Issue (i): Whether the Order-in-Original had been properly served so as to start limitation for the appeal before the Commissioner (Appeals).
Analysis: Service of the Order-in-Original was required to be in the manner prescribed under Section 37C of the Central Excise Act, 1944. Dispatch by registered post without acknowledgement due did not satisfy that requirement. The alleged later service was also not established, since the covering letter and initials of the employee did not show that the order itself had been enclosed and delivered.
Conclusion: The appeal before the Commissioner (Appeals) was not time-barred.
Issue (ii): Whether the order of the Commissioner (Appeals) was liable to be set aside and the matter remanded for decision on merits.
Analysis: After holding the appeal to be within time, the Commissioner (Appeals) was required to decide the merits independently in accordance with the remand directions. Instead, he merely expressed agreement with the earlier appellate order without examining the issues afresh.

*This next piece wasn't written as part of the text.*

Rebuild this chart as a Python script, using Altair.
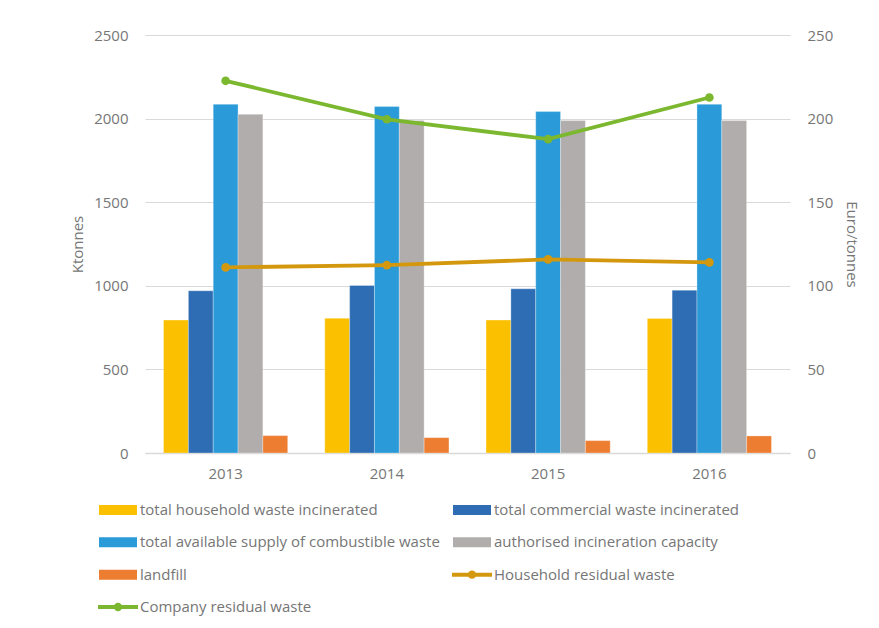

Such disposal did not amount to a merits determination.
Conclusion: The order was set aside and the matter was remanded to the Commissioner (Appeals) for decision on merits.
Final Conclusion: The limitation objection was rejected, but the appellate order was vacated because the merits were not adjudicated, and the matter was sent back for fresh consideration.
Ratio Decidendi: Where statutory service of an order is not effected in the prescribed manner, limitation for appeal does not commence; and an appellate authority acting under remand must decide the merits independently rather than merely endorsing an earlier order.